SECTION 11. DEDUCTION. The Company will withhold to the extent required by law
all applicable income and other taxes with respect to amounts deferred or paid
under the Plan. Such withholding shall be deducted from sources outside of this
Plan unless the Company's Vice President, Human Resources, with respect to
Participants other than executive officers of the Company, or the Committee,
with respect to Participants who are executive officers of the Company,
determines that such withholding should be deducted from amounts that would
otherwise be credited to this Plan.

SECTION 12. ADMINISTRATION.

         SECTION 12.1. RESPONSIBILITY. Except as expressly provided otherwise
         herein, the Committee shall have total and exclusive responsibility to
         control, operate, manage and administer the Plan in accordance with its
         terms.


                                      138
   9

         SECTION 12.2. AUTHORITY OF THE COMMITTEE. The Committee shall have all
         the authority that may be necessary or helpful to enable it to
         discharge its responsibilities with respect to the Plan. Without
         limiting the generality of the preceding sentence, the Committee shall
         have the exclusive right: to interpret the Plan, to determine
         eligibility for participation in the Plan, to decide all questions
         concerning eligibility for and the amount of benefits payable under the
         Plan, to construe any ambiguous provision of the Plan, to correct any
         default, to supply any omission, to reconcile any inconsistency, and to
         decide any and all questions arising in the administration,
         interpretation, and application of the Plan.

         SECTION 12.3. DISCRETION AUTHORITY. The Committee shall have full
         discretionary authority in all matters related to the discharge of its
         responsibilities and the exercise of its authority under the Plan
         including, without limitation, its construction of the terms of the
         Plan and its determination of eligibility for participation and
         benefits under the Plan. It is the intent of the Plan that the
         decisions of the Committee and its action with respect to the Plan
         shall be final and binding upon all persons having or claiming to have
         any right or interest in or under the Plan and that no such decision or
         action shall be modified upon judicial review unless such decision or
         action is proven to be arbitrary or capricious.
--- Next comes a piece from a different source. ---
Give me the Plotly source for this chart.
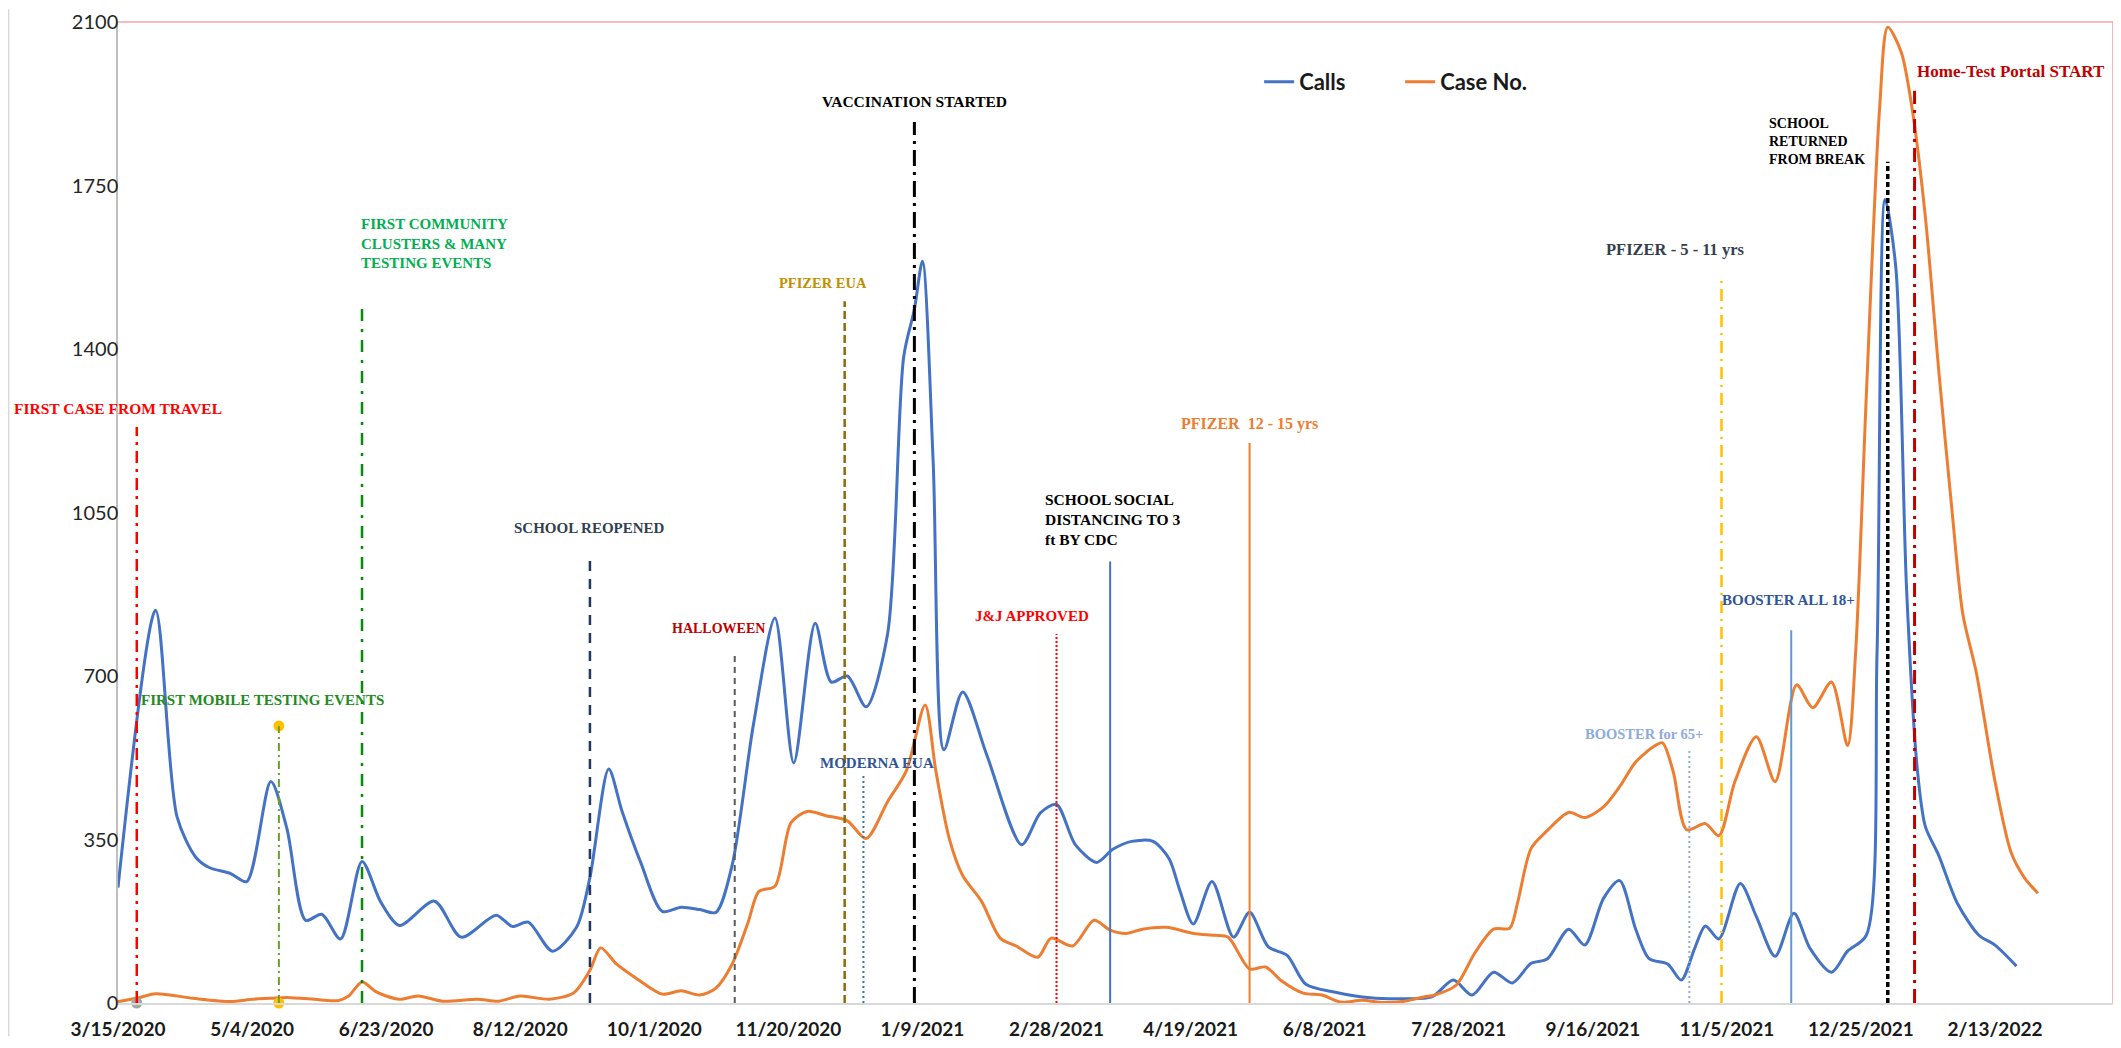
import pandas as pd
import plotly.graph_objects as go

START = pd.Timestamp("2020-03-15")

# Calls, x as days since 3/15/2020
calls_day = [0, 14, 22, 29, 34, 42, 48, 57, 63, 70, 76, 83, 91, 98, 105, 118, 128, 141, 147, 153,
             162, 171, 176, 183, 188, 195, 203, 210, 217, 223, 229, 237, 245, 252, 260, 266, 272, 279, 287, 293,
             297, 300, 304, 308, 315, 324, 337, 344, 350, 357, 365, 371, 378, 386, 392, 396, 401, 408, 416, 422,
             429, 436, 443, 454, 467, 479, 490, 498, 505, 513, 520, 527, 533, 541, 547, 554, 560, 566, 571, 578,
             583, 588, 592, 597, 605, 611, 618, 625, 631, 639, 645, 652, 656, 659, 663, 667, 671, 674, 679, 686,
             694, 700, 708]
calls_val = [247, 841, 399, 312, 290, 277, 260, 474, 373, 177, 190, 137, 303, 216, 166, 218, 141, 188, 164, 173,
             111, 162, 269, 501, 410, 300, 196, 205, 200, 194, 294, 597, 824, 514, 813, 687, 700, 634, 790, 1383,
             1485, 1588, 1159, 542, 666, 531, 339, 407, 425, 339, 301, 329, 346, 346, 309, 241, 169, 260, 141, 194,
             120, 102, 40, 23, 11, 9, 13, 49, 17, 66, 43, 85, 94, 158, 124, 224, 262, 158, 95, 83,
             49, 117, 165, 137, 256, 185, 100, 192, 117, 66, 111, 145, 749, 1720, 1575, 888, 502, 378, 316, 213,
             145, 124, 79]

case_day = [0, 7, 14, 28, 42, 50, 57, 63, 75, 82, 86, 91, 96, 100, 105, 112, 121, 134, 142, 150,
            161, 170, 176, 180, 186, 194, 203, 210, 217, 223, 229, 235, 239, 245, 251, 257, 264, 272, 279, 287,
            294, 301, 305, 310, 315, 322, 329, 335, 343, 348, 356, 364, 370, 376, 382, 391, 401, 409, 414, 422,
            428, 434, 442, 449, 456, 464, 472, 479, 487, 491, 499, 506, 513, 519, 522, 527, 533, 541, 547, 554,
            560, 566, 573, 576, 580, 585, 592, 597, 603, 611, 618, 626, 632, 639, 645, 648, 652, 657, 660, 665,
            669, 674, 679, 684, 688, 693, 700, 706, 711, 716]
case_val = [3, 10, 20, 10, 3, 8, 10, 12, 7, 5, 15, 45, 25, 15, 8, 15, 4, 8, 4, 15,
            8, 22, 70, 118, 83, 50, 19, 26, 17, 32, 83, 173, 239, 250, 386, 410, 401, 390, 352, 431,
            497, 638, 497, 352, 273, 218, 139, 122, 98, 139, 122, 177, 156, 149, 158, 162, 149, 145, 141, 73,
            77, 47, 21, 17, 2, 6, 1, 3, 13, 17, 38, 107, 158, 160, 216, 331, 369, 408, 397, 420,
            463, 516, 550, 557, 495, 371, 384, 358, 474, 570, 474, 681, 632, 687, 551, 749, 1300, 1919, 2089, 2036,
            1918, 1684, 1355, 1052, 832, 708, 474, 322, 268, 235]

tick_labels = ["3/15/2020", "5/4/2020", "6/23/2020", "8/12/2020", "10/1/2020", "11/20/2020", "1/9/2021",
               "2/28/2021", "4/19/2021", "6/8/2021", "7/28/2021", "9/16/2021", "11/5/2021", "12/25/2021",
               "2/13/2022"]
y_ticks = [0, 350, 700, 1050, 1400, 1750, 2100]

# event marker lines: day offset and how high each line reaches
event_day = [7, 60, 91, 176, 230, 271, 278, 297, 350, 370, 422, 586, 598, 624, 660, 670]
event_top = [1233, 593, 1496, 952, 745, 1502, 491, 1886, 790, 945, 1199, 544, 1553, 798, 1801, 1953]

# dots on the first two event lines
dot_day = [7, 60, 60]
dot_val = [0, 0, 593]

label_text = ["FIRST CASE FROM TRAVEL", "FIRST MOBILE TESTING EVENTS",
              "FIRST COMMUNITY<br>CLUSTERS & MANY<br>TESTING EVENTS", "SCHOOL REOPENED", "HALLOWEEN",
              "PFIZER EUA", "MODERNA EUA", "VACCINATION STARTED", "J&J APPROVED",
              "SCHOOL SOCIAL<br>DISTANCING TO 3<br>ft BY CDC", "PFIZER  12 - 15 yrs", "BOOSTER for 65+",
              "PFIZER - 5 - 11 yrs", "BOOSTER ALL 18+", "SCHOOL<br>RETURNED<br>FROM BREAK",
              "Home-Test Portal START"]

# styles (colour, dash, width) per event line
line_style = [
    ("#FF0000", "12px,6px,3px,6px", 2.5),
    ("#6AA121", "8px,4px,2px,4px", 2),
    ("#0A8A0A", "12px,8px,3px,8px", 2.5),
    ("#1F3864", "10px,8px", 2.5),
    ("#595959", "6px,5px", 2),
    ("#8B6B0A", "8px,4px", 2.5),
    ("#2E75B6", "2px,3px", 2),
    ("#000000", "16px,6px,3px,6px", 3),
    ("#FF0000", "2px,2px", 2),
    ("#4472C4", "solid", 2),
    ("#ED7D31", "solid", 2),
    ("#8FAADC", "2px,3px", 2),
    ("#FFC000", "12px,6px,2px,6px", 2.5),
    ("#5B9BD5", "solid", 2),
    ("#000000", "5px,3px", 3.5),
    ("#C00000", "14px,6px,3px,6px", 3),
]

# label placement (day, value, anchor) and style (colour, size)
label_pos = [(0, 1272, "center"), (8, 649, "left"), (90, 1626, "left"), (176, 1016, "center"),
             (224, 802, "center"), (263, 1541, "center"), (283, 514, "center"), (297, 1929, "center"),
             (341, 828, "center"), (345, 1035, "left"), (422, 1240, "center"), (569, 576, "center"),
             (581, 1613, "center"), (623, 862, "center"), (615, 1844, "left"), (706, 1993, "center")]
label_style = [("#FF0000", 15.5), ("#228B22", 15), ("#00B050", 15), ("#333F50", 15), ("#C00000", 14),
               ("#BF9000", 14.5), ("#2F5597", 15), ("#000000", 15.5), ("#FF0000", 15), ("#000000", 15.5),
               ("#ED7D31", 16), ("#8FAADC", 14.5), ("#333F50", 16.5), ("#2F5597", 15), ("#000000", 14),
               ("#C00000", 17)]


def to_date(days):
    return START + pd.to_timedelta(pd.Series(days), unit="D")


fig = go.Figure()

fig.add_trace(go.Scatter(
    x=to_date(calls_day), y=calls_val, name="Calls", mode="lines",
    line=dict(color="#4472C4", width=3, shape="spline", smoothing=0.8),
))
fig.add_trace(go.Scatter(
    x=to_date(case_day), y=case_val, name="Case No.", mode="lines",
    line=dict(color="#ED7D31", width=3, shape="spline", smoothing=0.8),
))

# event lines
for d, top, (col, dash, w) in zip(to_date(event_day), event_top, line_style):
    fig.add_shape(type="line", xref="x", yref="y", x0=d, x1=d, y0=0, y1=top,
                  line=dict(color=col, width=w, dash=dash), layer="above")

fig.add_trace(go.Scatter(
    x=to_date(dot_day), y=dot_val, mode="markers", showlegend=False, cliponaxis=False,
    marker=dict(size=11, color=["#A6A6A6", "#FFC000", "#FFC000"]),
))

for txt, (d, v, anc), (col, size) in zip(label_text, label_pos, label_style):
    fig.add_annotation(
        x=START + pd.Timedelta(days=d), y=v, xref="x", yref="y", text="<b>" + txt + "</b>",
        showarrow=False, xanchor=anc, yanchor="middle", align="left",
        font=dict(family="Liberation Serif", size=size, color=col),
    )

# plot area border: pink top / right; faint chart edge on the left
fig.add_shape(type="line", xref="paper", yref="paper", x0=0, x1=1, y0=1, y1=1,
              line=dict(color="#F5A3A3", width=1.5))
fig.add_shape(type="line", xref="paper", yref="paper", x0=1, x1=1, y0=0, y1=1,
              line=dict(color="#F5A3A3", width=1.5))
fig.add_shape(type="line", xref="paper", yref="paper", x0=-0.0548, x1=-0.0548, y0=-0.034, y1=1.013,
              line=dict(color="#D9D9D9", width=1.5))

tick_dates = pd.to_datetime(tick_labels, format="%m/%d/%Y")

fig.update_layout(
    width=2105, height=1032,
    margin=dict(l=110, r=0, t=14, b=34),
    paper_bgcolor="white", plot_bgcolor="white",
    font=dict(family="Lato", size=18, color="#262626"),
    showlegend=True,
    legend=dict(orientation="h", x=0.572, y=0.939, xanchor="left", yanchor="middle",
                entrywidth=96, entrywidthmode="pixels",
                font=dict(family="Lato", size=22, color="#1A1A1A", weight="bold"),
                bgcolor="rgba(0,0,0,0)"),
    xaxis=dict(
        type="date", range=[START, START + pd.Timedelta(days=744)],
        tickvals=tick_dates, ticktext=tick_labels, showgrid=False, zeroline=False,
        showline=True, linecolor="#D9D9D9", linewidth=2, ticks="", ticklabelstandoff=8,
        tickfont=dict(family="Lato", size=19, color="#1A1A1A", weight="bold"),
    ),
    yaxis=dict(
        range=[0, 2100], tickvals=y_ticks, showgrid=False, zeroline=False,
        showline=True, linecolor="#BFBFBF", linewidth=1.5, ticks="", ticklabelstandoff=-6,
        tickfont=dict(family="Lato", size=20, color="#262626"),
    ),
)

fig.write_html("out.html")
         SECTION 12.4. AUTHORITY OF VICE PRESIDENT, HUMAN RESOURCES. Where
         expressly provided for under Sections 4, 7 and 11, the authority of the
         Committee is delegated to the Company's Vice President, Human
         Resources, and to that extent the provisions of Section 12.1 through
         12.3 above shall be deemed to apply to such Vice President.

         SECTION 12.5. DELEGATION OF AUTHORITY. The Committee may provide for an
         additional delegation of some or all of its authority under the Plan to
         any person or persons provided that any such delegation be in writing.

SECTION 13. AMENDMENT. The Board may suspend or terminate the Plan at any time,
and may, from time to time, amend the Plan in any manner. However, no amendment,
modification, or termination shall, without the consent of a Participant,
adversely affect such Participant's accruals in his or her Accounts as of the
date of such amendment, modification, or termination.

SECTION 14. GOVERNING LAW. The Plan shall be construed, governed and enforced in
accordance with the law of Tennessee, except as such laws are preempted by
applicable federal law.

SECTION 15. CHANGE IN CONTROL.

         SECTION 15.1. BACKGROUND. The terms of this Section 15 shall
         immediately become operative, without further action or consent by any
         person or entity, upon a Change In Control, and once operative shall
         supersede and control over any other provisions of this Plan.

         SECTION 15.2. [RESERVED]

         SECTION 15.3. AMENDMENT ON OR AFTER CHANGE IN CONTROL. On or after a
         Change In Control, no action, including, but not by way of limitation,
         the amendment, suspension or termination of the Plan, shall be taken
         which would affect the rights of any Participant or the operation of
         this Plan with respect to the balance in the Participant's Accounts
         without the written consent of the Participant, or, if the Participant
         is deceased, the Participant's beneficiary under this Plan (if any).


                                      139
   10

         SECTION 15.4. ATTORNEY FEES The Corporation shall pay all reasonable
         legal fees and related expenses incurred by a participant in seeking to
         obtain or enforce any payment, benefit or right such participant may be
         entitled to under the plan after a Change in Control; provided,
         however, the participant shall be required to repay any such amounts to
         the Corporation to the extent a court of competent jurisdiction issues
         a final and non-appealable order setting forth the determination that
         the position taken by the participant was frivolous or advanced in bad
         faith.

SECTION 16. COMPLIANCE WITH SECURITIES LAWS. The hypothetical units of Common
Stock provided for by this Plan are intended not to constitute "derivative
securities" for purposes of Rule l6a-1(c), or any successor provisions, under
the Exchange Act. To the extent any provision of this Plan or action by the
Committee would cause such units to constitute "derivative securities" for those
purposes, it shall be deemed to be null and void, to the extent permitted by law
and deemed advisable by the Committee.

The Committee may, from time to time, impose additional restrictions upon
Participants as it deems necessary, advisable or appropriate in order to comply
with applicable federal and state securities laws. All such restrictions shall
be accomplished by way of written guidelines adopted by the Committee.

SECTION 17. SUCCESSORS AND ASSIGNS. This Plan shall be binding upon the
successors and assigns of the parties hereto.